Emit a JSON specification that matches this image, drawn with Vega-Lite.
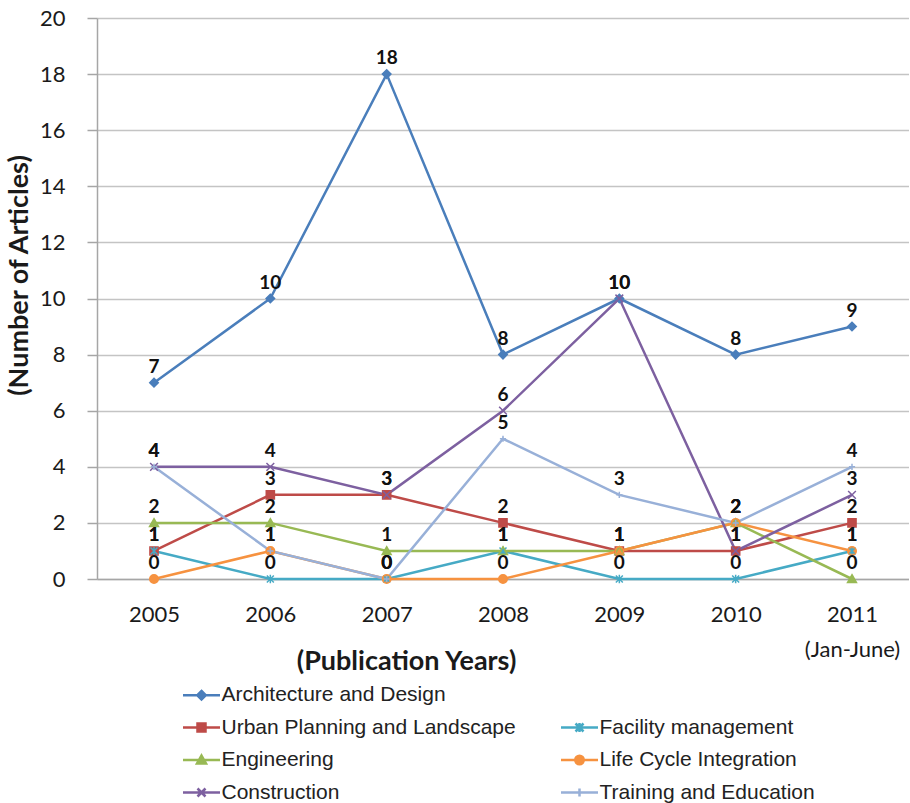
..........
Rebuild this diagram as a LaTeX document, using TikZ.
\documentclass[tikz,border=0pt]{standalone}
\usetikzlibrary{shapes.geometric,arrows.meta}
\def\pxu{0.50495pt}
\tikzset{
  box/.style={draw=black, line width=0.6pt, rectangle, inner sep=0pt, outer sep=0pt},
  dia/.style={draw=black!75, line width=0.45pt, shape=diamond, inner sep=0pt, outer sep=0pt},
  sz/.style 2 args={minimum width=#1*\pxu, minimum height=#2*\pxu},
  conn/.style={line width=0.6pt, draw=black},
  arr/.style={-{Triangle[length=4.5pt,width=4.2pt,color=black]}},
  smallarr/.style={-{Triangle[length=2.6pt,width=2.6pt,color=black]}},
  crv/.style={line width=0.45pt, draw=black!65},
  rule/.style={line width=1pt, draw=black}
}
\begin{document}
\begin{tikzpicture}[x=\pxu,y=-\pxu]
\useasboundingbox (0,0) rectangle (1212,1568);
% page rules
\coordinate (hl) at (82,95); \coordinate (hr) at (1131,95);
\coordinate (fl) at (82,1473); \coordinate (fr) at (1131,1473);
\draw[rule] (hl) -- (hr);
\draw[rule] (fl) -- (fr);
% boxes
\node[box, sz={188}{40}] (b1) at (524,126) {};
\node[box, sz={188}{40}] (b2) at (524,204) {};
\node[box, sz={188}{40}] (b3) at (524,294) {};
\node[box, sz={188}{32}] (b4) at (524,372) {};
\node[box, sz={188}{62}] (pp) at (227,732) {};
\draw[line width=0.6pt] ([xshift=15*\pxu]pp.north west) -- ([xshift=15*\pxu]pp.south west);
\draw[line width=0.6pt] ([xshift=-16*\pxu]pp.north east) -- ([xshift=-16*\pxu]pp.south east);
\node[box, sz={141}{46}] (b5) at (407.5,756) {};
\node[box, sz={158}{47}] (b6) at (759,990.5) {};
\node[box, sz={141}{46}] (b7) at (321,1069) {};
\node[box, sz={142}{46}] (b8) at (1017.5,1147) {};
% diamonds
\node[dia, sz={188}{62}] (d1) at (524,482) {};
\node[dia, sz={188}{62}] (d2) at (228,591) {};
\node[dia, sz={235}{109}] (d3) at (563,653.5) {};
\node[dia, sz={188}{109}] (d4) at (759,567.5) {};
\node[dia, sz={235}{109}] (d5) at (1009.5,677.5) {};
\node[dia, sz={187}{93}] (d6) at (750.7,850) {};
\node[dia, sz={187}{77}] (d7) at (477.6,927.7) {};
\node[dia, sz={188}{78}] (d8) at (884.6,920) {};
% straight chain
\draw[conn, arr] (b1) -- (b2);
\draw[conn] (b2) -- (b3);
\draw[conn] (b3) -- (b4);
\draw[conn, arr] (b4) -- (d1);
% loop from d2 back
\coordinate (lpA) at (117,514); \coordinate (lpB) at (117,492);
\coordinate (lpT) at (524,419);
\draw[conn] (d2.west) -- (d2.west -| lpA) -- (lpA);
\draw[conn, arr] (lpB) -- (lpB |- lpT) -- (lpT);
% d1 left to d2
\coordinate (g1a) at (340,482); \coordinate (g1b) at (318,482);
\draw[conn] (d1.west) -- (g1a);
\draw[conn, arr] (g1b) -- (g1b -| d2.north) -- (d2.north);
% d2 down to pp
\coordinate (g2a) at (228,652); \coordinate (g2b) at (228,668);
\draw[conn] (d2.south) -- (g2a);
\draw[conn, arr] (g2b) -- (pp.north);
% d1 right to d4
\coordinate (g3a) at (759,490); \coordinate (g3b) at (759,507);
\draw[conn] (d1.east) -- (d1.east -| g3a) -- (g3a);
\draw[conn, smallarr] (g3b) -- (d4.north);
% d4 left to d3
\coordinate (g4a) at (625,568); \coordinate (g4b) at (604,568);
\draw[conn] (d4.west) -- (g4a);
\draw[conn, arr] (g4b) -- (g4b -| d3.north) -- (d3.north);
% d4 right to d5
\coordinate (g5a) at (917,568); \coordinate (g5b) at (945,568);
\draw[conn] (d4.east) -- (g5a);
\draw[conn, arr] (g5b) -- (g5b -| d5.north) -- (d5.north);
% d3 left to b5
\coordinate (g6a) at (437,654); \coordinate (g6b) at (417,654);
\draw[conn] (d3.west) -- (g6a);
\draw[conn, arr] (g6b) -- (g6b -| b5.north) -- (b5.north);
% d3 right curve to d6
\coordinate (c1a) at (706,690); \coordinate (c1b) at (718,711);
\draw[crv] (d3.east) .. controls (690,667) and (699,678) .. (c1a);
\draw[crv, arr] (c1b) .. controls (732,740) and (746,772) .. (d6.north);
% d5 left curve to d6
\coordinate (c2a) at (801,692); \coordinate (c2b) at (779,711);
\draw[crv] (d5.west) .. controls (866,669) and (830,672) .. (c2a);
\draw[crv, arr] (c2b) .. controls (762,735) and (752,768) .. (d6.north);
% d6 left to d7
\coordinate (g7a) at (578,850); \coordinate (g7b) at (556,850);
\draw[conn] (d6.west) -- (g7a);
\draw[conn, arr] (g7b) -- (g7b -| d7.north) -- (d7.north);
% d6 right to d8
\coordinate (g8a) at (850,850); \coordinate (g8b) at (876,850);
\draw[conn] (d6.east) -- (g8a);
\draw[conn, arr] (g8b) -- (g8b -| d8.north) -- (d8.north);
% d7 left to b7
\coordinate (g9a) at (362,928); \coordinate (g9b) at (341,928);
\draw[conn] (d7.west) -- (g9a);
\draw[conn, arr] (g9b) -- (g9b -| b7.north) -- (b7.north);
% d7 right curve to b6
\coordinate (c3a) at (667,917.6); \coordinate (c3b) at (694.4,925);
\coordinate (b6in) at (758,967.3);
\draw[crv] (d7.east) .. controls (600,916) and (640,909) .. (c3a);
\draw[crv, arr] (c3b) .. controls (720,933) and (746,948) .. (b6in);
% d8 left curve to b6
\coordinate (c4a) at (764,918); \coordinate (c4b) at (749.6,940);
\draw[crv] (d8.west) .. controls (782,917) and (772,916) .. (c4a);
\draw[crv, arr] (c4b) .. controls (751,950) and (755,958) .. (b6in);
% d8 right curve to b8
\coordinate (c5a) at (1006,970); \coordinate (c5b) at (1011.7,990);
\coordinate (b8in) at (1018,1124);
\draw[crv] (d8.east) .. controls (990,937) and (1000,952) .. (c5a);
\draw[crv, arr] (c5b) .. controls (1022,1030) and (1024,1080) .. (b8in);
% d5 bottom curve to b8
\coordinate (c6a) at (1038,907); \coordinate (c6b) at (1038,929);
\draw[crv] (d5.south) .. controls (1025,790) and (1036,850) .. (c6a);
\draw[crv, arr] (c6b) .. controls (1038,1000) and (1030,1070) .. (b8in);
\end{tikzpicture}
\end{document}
..........
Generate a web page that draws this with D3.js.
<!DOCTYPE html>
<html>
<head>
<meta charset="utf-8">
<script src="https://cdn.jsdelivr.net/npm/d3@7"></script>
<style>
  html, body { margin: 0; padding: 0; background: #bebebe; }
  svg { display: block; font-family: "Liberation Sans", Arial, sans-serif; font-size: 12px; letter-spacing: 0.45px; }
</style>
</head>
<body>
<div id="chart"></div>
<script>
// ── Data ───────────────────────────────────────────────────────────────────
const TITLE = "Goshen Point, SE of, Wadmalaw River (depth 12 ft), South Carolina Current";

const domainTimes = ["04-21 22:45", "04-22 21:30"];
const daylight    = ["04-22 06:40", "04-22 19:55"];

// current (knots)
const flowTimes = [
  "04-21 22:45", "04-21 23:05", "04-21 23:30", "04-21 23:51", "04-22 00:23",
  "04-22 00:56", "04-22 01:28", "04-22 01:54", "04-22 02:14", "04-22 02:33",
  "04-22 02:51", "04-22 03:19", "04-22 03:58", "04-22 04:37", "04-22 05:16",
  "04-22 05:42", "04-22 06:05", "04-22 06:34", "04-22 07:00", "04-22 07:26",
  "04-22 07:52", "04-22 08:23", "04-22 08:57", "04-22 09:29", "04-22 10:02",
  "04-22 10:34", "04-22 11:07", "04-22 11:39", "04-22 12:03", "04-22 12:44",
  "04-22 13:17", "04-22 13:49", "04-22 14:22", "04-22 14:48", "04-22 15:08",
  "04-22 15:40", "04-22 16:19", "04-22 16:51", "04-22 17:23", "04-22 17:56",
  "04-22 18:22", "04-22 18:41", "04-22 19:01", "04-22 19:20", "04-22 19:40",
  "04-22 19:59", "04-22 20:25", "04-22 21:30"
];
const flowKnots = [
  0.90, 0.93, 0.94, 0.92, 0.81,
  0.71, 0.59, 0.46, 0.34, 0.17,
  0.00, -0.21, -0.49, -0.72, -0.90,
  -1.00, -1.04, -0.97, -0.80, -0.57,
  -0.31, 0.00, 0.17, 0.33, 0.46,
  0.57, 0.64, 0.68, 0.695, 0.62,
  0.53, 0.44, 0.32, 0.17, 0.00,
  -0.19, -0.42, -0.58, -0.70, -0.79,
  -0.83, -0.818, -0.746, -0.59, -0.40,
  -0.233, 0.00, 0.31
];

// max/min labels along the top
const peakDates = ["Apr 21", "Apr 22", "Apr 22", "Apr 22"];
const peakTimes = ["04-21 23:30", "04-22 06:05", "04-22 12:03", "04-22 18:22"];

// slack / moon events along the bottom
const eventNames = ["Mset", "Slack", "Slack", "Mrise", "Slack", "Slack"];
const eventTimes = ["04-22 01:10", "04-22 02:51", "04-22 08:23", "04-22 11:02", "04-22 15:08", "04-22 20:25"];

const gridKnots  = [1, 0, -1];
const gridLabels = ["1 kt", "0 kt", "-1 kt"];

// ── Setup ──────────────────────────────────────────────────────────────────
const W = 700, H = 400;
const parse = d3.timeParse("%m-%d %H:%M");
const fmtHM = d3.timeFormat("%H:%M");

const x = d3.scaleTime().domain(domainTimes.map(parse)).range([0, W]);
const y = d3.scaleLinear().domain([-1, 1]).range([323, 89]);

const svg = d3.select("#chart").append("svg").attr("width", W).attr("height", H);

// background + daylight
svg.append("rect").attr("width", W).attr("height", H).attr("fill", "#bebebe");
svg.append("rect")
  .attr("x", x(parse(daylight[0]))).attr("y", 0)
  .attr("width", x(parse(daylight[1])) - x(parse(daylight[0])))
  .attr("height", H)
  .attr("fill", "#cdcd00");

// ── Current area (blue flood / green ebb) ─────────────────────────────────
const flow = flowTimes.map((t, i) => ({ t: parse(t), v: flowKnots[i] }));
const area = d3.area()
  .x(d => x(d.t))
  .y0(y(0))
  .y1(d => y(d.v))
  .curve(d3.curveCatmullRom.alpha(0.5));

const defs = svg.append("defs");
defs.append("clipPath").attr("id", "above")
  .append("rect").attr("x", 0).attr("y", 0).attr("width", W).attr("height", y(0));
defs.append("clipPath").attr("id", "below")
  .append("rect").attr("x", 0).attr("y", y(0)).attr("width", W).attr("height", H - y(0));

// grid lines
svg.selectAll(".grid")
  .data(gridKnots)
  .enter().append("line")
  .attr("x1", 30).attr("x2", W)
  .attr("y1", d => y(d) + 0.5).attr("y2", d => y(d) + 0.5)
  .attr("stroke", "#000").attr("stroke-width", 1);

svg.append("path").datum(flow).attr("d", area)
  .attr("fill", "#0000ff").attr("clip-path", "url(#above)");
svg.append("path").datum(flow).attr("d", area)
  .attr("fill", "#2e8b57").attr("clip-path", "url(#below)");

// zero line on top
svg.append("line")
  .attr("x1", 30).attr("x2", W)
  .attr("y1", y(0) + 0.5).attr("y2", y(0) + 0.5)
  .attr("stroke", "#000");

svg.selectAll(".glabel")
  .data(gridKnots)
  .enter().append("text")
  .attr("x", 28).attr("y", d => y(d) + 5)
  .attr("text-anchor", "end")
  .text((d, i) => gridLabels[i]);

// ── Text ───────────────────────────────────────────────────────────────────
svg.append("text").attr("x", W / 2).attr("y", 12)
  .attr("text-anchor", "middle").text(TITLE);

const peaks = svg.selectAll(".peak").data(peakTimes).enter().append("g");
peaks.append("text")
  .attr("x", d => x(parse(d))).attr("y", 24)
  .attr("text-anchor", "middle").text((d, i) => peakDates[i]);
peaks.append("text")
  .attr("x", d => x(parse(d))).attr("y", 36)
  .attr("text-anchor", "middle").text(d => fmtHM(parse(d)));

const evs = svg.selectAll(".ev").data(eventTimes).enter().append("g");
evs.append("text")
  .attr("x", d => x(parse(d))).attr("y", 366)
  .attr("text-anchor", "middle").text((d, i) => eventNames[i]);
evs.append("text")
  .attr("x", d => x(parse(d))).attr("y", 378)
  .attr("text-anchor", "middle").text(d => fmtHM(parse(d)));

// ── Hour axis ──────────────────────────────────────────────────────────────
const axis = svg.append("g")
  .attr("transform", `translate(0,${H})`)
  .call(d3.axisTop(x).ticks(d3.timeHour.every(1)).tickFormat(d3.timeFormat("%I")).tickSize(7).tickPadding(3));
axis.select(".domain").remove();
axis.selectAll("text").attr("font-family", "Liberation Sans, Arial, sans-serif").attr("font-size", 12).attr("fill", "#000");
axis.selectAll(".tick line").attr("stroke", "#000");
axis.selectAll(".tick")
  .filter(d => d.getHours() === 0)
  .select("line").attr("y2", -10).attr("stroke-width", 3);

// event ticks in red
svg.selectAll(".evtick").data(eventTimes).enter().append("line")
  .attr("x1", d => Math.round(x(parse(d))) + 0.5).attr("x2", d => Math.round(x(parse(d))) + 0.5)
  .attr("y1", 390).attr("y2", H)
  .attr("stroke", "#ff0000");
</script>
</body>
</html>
..........
Copy all lines in the listing above where the string "this" appears.

Emit a JSON specification that matches this image, drawn with Vega-Lite.
Rebuild this diagram as a LaTeX document, using TikZ.
Generate a web page that draws this with D3.js.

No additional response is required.